From our years in Calgary (where I got to shake the outgoing mayor’s hand on an annual basis as part of the declaration of Freedom to Read Week in council chambers), I knew both the councilor and the news anchor but that thread was the first time I heard of the Harvard grad, Naheed Nenshi, who seemed to be a favourite of many of the board’s posters. Although the politics of that board tend to be a bit more conservative than mine (er, more than a bit actually!), I often feel an affinity for the educated, young, tech-savvy folks who comprise the majority of the board’s contributors.
I looked into Nenshi and was pretty impressed with what I saw – many of the same characteristics that had attracted me to Ryan Meili and later, Jaime Garcia in Regina – young candidates, fresh faces, savvy users of technology, impressive and unique credentials and backgrounds.

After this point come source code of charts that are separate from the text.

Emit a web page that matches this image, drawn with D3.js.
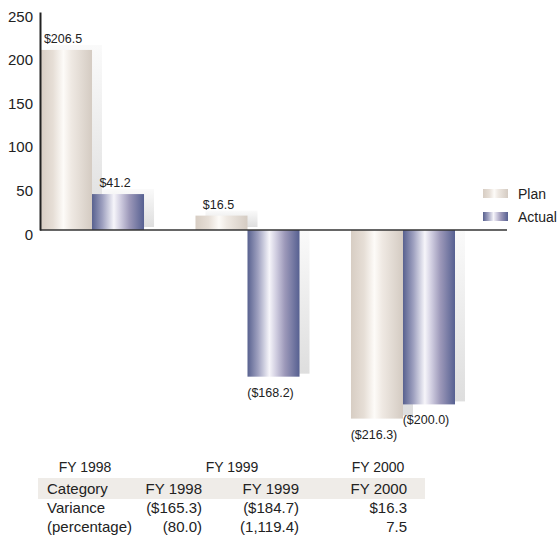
<!DOCTYPE html>
<html>
<head>
<meta charset="utf-8">
<script src="https://cdn.jsdelivr.net/npm/d3@7"></script>
<style>
  body { margin: 0; background: #fff; }
  text { font-family: "Liberation Sans", Arial, sans-serif; fill: #222; }
</style>
</head>
<body>
<div id="chart"></div>
<script>
// data
const years = ['FY 1998', 'FY 1999', 'FY 2000'];
const series = ['Plan', 'Actual'];
const planValues = [206.5, 16.5, -216.3];
const actualValues = [41.2, -168.2, -200.0];
const yTicks = [0, 50, 100, 150, 200, 250];
const tableHeader = ['Category', 'FY 1998', 'FY 1999', 'FY 2000'];
const varianceRow = ['Variance', '($165.3)', '($184.7)', '$16.3'];
const percentRow = ['(percentage)', '(80.0)', '(1,119.4)', '7.5'];

const width = 558, height = 538;

let svg = d3.select('#chart').append('svg')
    .attr('width', width)
    .attr('height', height);

let defs = svg.append('defs');

function hGrad(id, stops) {
    let g = defs.append('linearGradient').attr('id', id)
        .attr('x1', '0%').attr('x2', '100%').attr('y1', '0%').attr('y2', '0%');
    stops.forEach(s => g.append('stop').attr('offset', s[0]).attr('stop-color', s[1]));
}
hGrad('planGrad', [['0%', '#d7cdc3'], ['25%', '#e6ded6'], ['45%', '#fdfbf8'], ['60%', '#efe9e3'], ['100%', '#d4cbc2']]);
hGrad('actualGrad', [['0%', '#58618f'], ['20%', '#9ea0bf'], ['42%', '#f6f5fa'], ['55%', '#d0cde0'], ['72%', '#9c98b9'], ['100%', '#566091']]);

let sg = defs.append('linearGradient').attr('id', 'shadowGrad')
    .attr('x1', '0%').attr('x2', '0%').attr('y1', '0%').attr('y2', '100%');
sg.append('stop').attr('offset', '0%').attr('stop-color', '#fafafa');
sg.append('stop').attr('offset', '100%').attr('stop-color', '#dedede');

// scales
let y = d3.scaleLinear().domain([0, 250]).range([230, 12]);
let x0 = d3.scaleBand().domain(years).range([40, 455]).paddingInner(0.331).paddingOuter(0);
let x1 = d3.scaleBand().domain(series).range([0, x0.bandwidth()]);

let data = years.map((yr, i) => ({
    year: yr,
    bars: [{ s: 'Plan', v: planValues[i] }, { s: 'Actual', v: actualValues[i] }]
}));

let groups = svg.append('g').selectAll('g.grp').data(data).join('g')
    .attr('class', 'grp')
    .attr('transform', d => `translate(${x0(d.year)},0)`);

// shadows first
groups.selectAll('rect.shadow').data(d => d.bars).join('rect')
    .attr('class', 'shadow')
    .attr('x', d => x1(d.s) + 10)
    .attr('width', x1.bandwidth())
    .attr('y', d => d.v >= 0 ? y(d.v) - 5 : y(0) + 1)
    .attr('height', d => d.v >= 0 ? y(0) - y(d.v) + 2 : y(d.v) - y(0) - 4)
    .attr('fill', 'url(#shadowGrad)');

groups.selectAll('rect.bar').data(d => d.bars).join('rect')
    .attr('class', 'bar')
    .attr('x', d => x1(d.s))
    .attr('width', x1.bandwidth())
    .attr('y', d => y(Math.max(0, d.v)))
    .attr('height', d => Math.abs(y(d.v) - y(0)))
    .attr('fill', d => d.s === 'Plan' ? 'url(#planGrad)' : 'url(#actualGrad)');

groups.selectAll('text.lbl').data(d => d.bars).join('text')
    .attr('class', 'lbl')
    .attr('x', d => x1(d.s) + x1.bandwidth() / 2 - 3)
    .attr('y', d => d.v >= 0 ? y(d.v) - 7 : y(d.v) + 20)
    .attr('text-anchor', 'middle')
    .style('font-size', '12.5px')
    .text(d => d.v >= 0 ? '$' + d.v.toFixed(1) : '($' + Math.abs(d.v).toFixed(1) + ')');

// zero line
svg.append('line')
    .attr('x1', 40).attr('x2', 507)
    .attr('y1', y(0)).attr('y2', y(0))
    .attr('stroke', '#333').attr('stroke-width', 1.5);

// y axis
let yAxis = d3.axisLeft(y).tickValues(yTicks).tickSize(0).tickPadding(7);
let ya = svg.append('g').attr('transform', 'translate(40,0)').call(yAxis);
ya.select('.domain').attr('stroke', '#222').attr('stroke-width', 2);
ya.selectAll('text')
    .attr('dy', '0.6em')
    .style('font-size', '15px')
    .style('font-family', '"Liberation Sans", Arial, sans-serif')
    .attr('fill', '#222');

// legend
let legend = svg.append('g').attr('transform', 'translate(483,189)');
series.forEach((s, i) => {
    let lg = legend.append('g').attr('transform', `translate(0,${i * 23})`);
    lg.append('rect').attr('width', 25).attr('height', 9)
        .attr('fill', s === 'Plan' ? 'url(#planGrad)' : 'url(#actualGrad)');
    lg.append('text').attr('x', 35).attr('y', 10)
        .style('font-size', '14px').text(s);
});

// year labels under chart
let yearCenters = d3.scaleOrdinal().domain(years).range([85, 232, 378]);
svg.append('g').selectAll('text').data(years).join('text')
    .attr('x', d => yearCenters(d))
    .attr('y', 472)
    .attr('text-anchor', 'middle')
    .style('font-size', '14px')
    .text(d => d);

// table
svg.append('rect').attr('x', 38).attr('y', 478).attr('width', 387).attr('height', 21)
    .attr('fill', '#efece8');

let colRight = [null, 202, 299, 407];
[tableHeader, varianceRow, percentRow].forEach((row, r) => {
    let ty = 494 + r * 19;
    row.forEach((cell, c) => {
        svg.append('text')
            .attr('x', c === 0 ? 47 : colRight[c])
            .attr('y', ty)
            .attr('text-anchor', c === 0 ? 'start' : 'end')
            .style('font-size', '15px')
            .text(cell);
    });
});
</script>
</body>
</html>
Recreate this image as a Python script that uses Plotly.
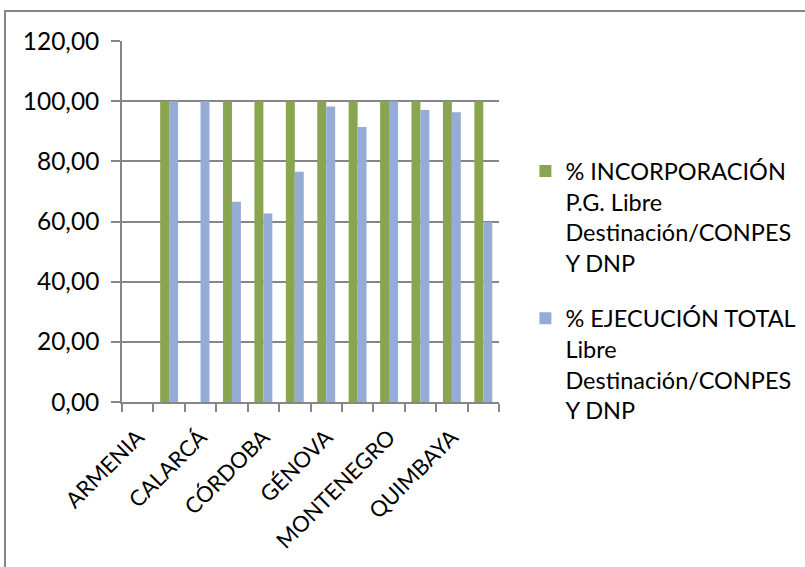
import plotly.graph_objects as go

categories = ["ARMENIA", "BUENAVISTA", "CALARCÁ", "CIRCASIA", "CÓRDOBA", "FILANDIA",
              "GÉNOVA", "LA TEBAIDA", "MONTENEGRO", "PIJAO", "QUIMBAYA", "SALENTO"]
incorporacion = [None, 100, None, 100, 100, 100, 100, 100, 100, 100, 100, 100]
ejecucion = [None, 100, 100, 66.6, 62.7, 76.5, 98.2, 91.4, 100, 97.1, 96.3, 59.8]
series_names = ["% INCORPORACIÓN<br>P.G. Libre<br>Destinación/CONPES<br>Y DNP",
                "% EJECUCIÓN TOTAL<br>Libre<br>Destinación/CONPES<br>Y DNP"]
y_ticks = [0, 20, 40, 60, 80, 100, 120]
tick_labels = [c if i % 2 == 0 else "" for i, c in enumerate(categories)]

FONT = "Lato"
GRID = "#868686"

fig = go.Figure()
fig.add_trace(go.Bar(x=categories, y=incorporacion, name=series_names[0],
                     marker=dict(color="#8AA550", line=dict(width=0))))
fig.add_trace(go.Bar(x=categories, y=ejecucion, name=series_names[1],
                     marker=dict(color="#95ACD4", line=dict(width=0))))

fig.update_layout(
    width=805, height=567,
    margin=dict(l=122, r=306, t=41, b=165, autoexpand=False),
    paper_bgcolor="white", plot_bgcolor="white",
    barmode="group", bargap=0.43, bargroupgap=0,
    separators=",.",
    font=dict(family=FONT, size=23, color="black"),
    showlegend=True,
    legend=dict(x=1.07, y=0.70, xanchor="left", yanchor="top",
                font=dict(family=FONT, size=23.5), valign="top",
                tracegroupgap=22, bgcolor="rgba(0,0,0,0)"),
    xaxis=dict(type="category", tickmode="array", tickvals=categories, ticktext=tick_labels,
               tickangle=-45, tickson="boundaries", ticks="outside", ticklen=8,
               tickcolor=GRID, tickwidth=1.5, showline=True, linecolor=GRID, linewidth=1.5,
               showgrid=False, ticklabelstandoff=12, tickfont=dict(family=FONT, size=22)),
    yaxis=dict(range=[0, 120], tickmode="array", tickvals=y_ticks, tickformat=".2f",
               ticks="outside", ticklen=9, tickcolor=GRID, tickwidth=1.5,
               showline=True, linecolor=GRID, linewidth=1.5,
               showgrid=True, gridcolor=GRID, gridwidth=1.5, zeroline=False,
               ticklabelstandoff=7, tickfont=dict(family=FONT, size=24.5)),
    shapes=[dict(type="rect", xref="paper", yref="paper", x0=-0.3103, x1=1.9,
                 y0=-0.6, y1=1.083, line=dict(color=GRID, width=2), fillcolor="rgba(0,0,0,0)",
                 layer="below")],
)
for i, tr in enumerate(fig.data):
    tr.legendgroup = f"g{i}"

fig.write_html("out.html", config={"displayModeBar": False},
               post_script="document.body.style.margin='0';")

I didn’t follow the race very seriously – occasionally doing a quick Google search to see how the race was developing and a longish talk with a Calgary-based colleague at CLA in Edmonton this spring but that was about it. But lately, as the race got into its final stages, I started paying a lot more attention (not enough to avoid being suckered by a “SaveOurLibrary” Facebook group which claimed that the news anchor was the only pro-library person in the race and that Nenshi was proposing major cuts to city services including libraries.) 🙁
Anyhow, I watched the returns come in last night and was happy to see that Nenshi eventually pulled ahead and became the winner. I’m not a huge fan of focusing on the identity politics stuff – would Barb Higgins be the first female Calgary mayor? – but I do think it’s a pretty significant message that Nenshi has become the first Muslim mayor of a major Canadian city, doubly so that it happened in Calgary which, for all of its redneck conservative reputation, is actually a very dynamic, exciting city with tons of young people, immigrants, entrepreneurs and all sorts of “creative city” type stuff happening. (I know I had some of my stereotypes blown out of the water when I moved there. It’s almost like Calgarians embrace the stereotype to mock it if that makes sense.)
Another joke flying around the Twitterverse and elsewhere online was that Calgary and Toronto were switching places – Calgary gets a dynamic, progressive, accomplished multicultural mayor. Toronto gets Rob Ford.